====== Rows ======

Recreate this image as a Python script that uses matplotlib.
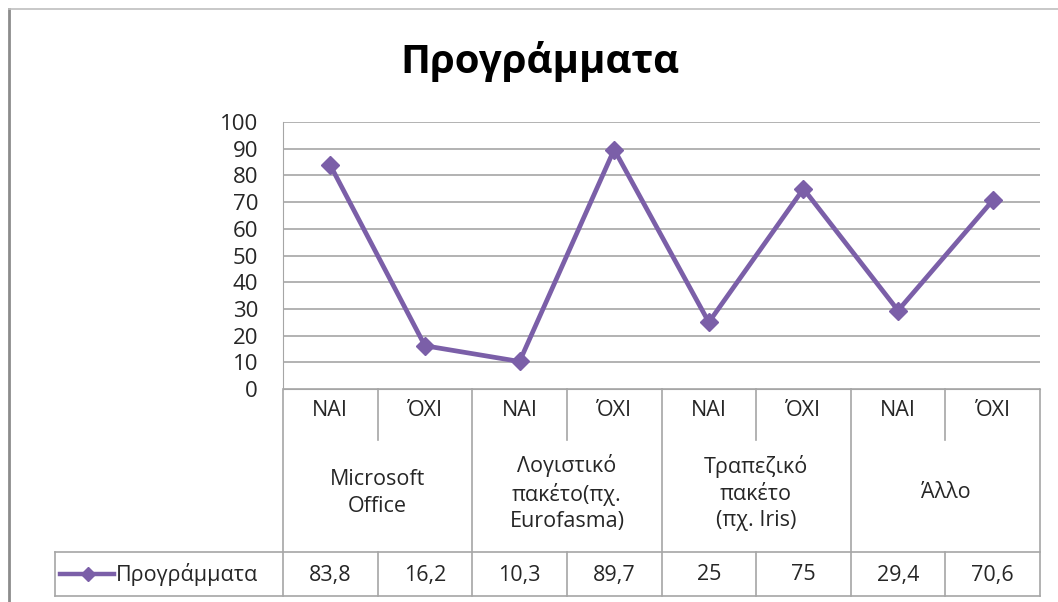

======
====== Rows ======

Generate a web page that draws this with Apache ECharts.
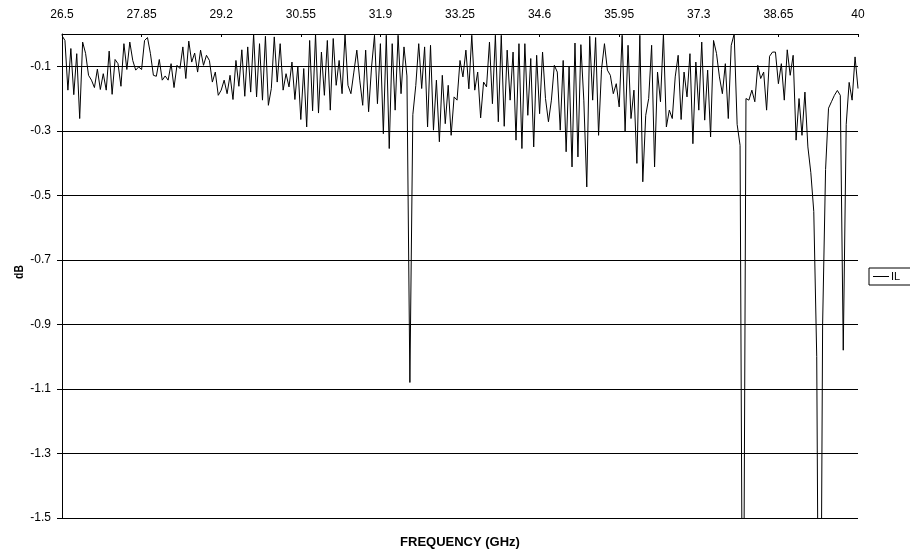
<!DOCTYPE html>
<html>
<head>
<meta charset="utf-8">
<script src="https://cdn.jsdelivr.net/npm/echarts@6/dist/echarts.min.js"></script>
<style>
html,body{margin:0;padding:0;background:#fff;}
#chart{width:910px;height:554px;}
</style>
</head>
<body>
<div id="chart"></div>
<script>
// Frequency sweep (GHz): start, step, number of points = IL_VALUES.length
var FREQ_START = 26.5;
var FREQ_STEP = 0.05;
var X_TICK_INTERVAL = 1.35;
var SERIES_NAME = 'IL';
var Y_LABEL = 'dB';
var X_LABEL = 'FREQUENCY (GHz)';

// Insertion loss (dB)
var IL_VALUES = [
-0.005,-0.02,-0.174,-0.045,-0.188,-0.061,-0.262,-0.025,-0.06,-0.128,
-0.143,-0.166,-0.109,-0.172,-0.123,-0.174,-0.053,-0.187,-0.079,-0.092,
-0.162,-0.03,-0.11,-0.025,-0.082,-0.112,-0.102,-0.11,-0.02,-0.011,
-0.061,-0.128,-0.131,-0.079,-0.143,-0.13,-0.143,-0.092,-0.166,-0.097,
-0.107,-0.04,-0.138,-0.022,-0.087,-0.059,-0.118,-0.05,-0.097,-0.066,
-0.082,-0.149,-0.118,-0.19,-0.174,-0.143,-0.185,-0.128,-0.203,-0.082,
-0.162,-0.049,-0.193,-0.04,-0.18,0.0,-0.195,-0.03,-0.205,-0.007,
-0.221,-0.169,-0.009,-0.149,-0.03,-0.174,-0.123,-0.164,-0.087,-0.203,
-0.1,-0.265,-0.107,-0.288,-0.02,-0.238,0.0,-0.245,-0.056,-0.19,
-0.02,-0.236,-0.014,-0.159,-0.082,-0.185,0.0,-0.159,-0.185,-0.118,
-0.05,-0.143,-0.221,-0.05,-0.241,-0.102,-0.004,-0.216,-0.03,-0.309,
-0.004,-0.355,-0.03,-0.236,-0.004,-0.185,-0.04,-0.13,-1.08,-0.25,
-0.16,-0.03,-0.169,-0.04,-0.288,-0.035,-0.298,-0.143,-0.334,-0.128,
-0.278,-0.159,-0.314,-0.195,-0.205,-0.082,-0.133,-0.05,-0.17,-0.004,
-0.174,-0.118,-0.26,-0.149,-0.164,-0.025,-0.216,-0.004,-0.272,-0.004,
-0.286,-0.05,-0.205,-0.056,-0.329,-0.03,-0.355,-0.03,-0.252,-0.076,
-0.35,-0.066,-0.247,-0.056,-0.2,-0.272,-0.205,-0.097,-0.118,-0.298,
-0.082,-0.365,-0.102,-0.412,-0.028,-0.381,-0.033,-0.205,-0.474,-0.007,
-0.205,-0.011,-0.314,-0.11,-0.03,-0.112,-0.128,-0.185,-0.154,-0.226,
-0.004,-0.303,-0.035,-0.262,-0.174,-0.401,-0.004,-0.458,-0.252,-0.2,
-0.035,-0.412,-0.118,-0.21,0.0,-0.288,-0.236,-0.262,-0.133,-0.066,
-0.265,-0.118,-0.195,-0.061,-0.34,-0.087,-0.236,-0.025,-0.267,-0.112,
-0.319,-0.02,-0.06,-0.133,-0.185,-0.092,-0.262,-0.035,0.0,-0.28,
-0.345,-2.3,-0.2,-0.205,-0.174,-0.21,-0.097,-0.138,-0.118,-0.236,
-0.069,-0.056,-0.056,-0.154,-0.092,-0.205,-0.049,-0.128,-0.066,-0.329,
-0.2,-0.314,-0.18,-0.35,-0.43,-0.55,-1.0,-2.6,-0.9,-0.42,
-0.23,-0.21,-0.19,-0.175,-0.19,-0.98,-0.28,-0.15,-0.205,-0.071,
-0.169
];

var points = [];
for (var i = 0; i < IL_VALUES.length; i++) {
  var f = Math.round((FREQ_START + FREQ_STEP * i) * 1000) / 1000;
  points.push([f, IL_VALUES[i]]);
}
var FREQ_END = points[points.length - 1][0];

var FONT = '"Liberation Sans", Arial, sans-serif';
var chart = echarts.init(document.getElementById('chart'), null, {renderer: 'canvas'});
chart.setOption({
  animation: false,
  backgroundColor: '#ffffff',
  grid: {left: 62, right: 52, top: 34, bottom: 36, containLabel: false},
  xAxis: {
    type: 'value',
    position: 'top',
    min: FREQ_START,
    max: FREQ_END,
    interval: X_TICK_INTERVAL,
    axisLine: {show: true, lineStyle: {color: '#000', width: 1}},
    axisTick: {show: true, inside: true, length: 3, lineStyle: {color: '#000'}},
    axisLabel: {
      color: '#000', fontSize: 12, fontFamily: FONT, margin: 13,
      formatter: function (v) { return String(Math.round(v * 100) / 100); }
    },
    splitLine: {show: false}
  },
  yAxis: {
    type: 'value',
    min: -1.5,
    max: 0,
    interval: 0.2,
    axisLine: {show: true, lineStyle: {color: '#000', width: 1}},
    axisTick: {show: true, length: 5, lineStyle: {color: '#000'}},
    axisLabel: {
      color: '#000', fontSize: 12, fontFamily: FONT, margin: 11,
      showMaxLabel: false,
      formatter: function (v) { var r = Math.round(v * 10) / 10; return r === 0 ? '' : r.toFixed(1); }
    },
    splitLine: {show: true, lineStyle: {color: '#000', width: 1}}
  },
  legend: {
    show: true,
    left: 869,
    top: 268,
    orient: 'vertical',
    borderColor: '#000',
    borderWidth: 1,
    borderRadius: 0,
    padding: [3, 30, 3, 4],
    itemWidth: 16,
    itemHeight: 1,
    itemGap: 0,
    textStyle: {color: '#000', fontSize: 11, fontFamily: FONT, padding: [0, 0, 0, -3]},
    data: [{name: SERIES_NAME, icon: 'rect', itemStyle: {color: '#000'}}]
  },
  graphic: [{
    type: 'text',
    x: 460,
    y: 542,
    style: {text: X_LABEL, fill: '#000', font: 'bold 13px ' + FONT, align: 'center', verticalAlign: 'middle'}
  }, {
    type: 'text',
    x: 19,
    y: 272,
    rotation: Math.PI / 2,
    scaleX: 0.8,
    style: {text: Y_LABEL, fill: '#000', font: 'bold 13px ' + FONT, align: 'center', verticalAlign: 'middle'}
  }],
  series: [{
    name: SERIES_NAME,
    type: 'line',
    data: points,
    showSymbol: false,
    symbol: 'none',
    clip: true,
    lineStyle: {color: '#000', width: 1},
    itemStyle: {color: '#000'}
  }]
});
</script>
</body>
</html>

======

**Problem to solve**
Transcribe only the lines from the line holding "Generate a web" through the line holding "var X_LABEL = 'FREQUENCY (GHz)';", inclusive, without any of the pictures.

**Task output**
Generate a web page that draws this with Apache ECharts.
<!DOCTYPE html>
<html>
<head>
<meta charset="utf-8">
<script src="https://cdn.jsdelivr.net/npm/echarts@6/dist/echarts.min.js"></script>
<style>
html,body{margin:0;padding:0;background:#fff;}
#chart{width:910px;height:554px;}
</style>
</head>
<body>
<div id="chart"></div>
<script>
// Frequency sweep (GHz): start, step, number of points = IL_VALUES.length
var FREQ_START = 26.5;
var FREQ_STEP = 0.05;
var X_TICK_INTERVAL = 1.35;
var SERIES_NAME = 'IL';
var Y_LABEL = 'dB';
var X_LABEL = 'FREQUENCY (GHz)';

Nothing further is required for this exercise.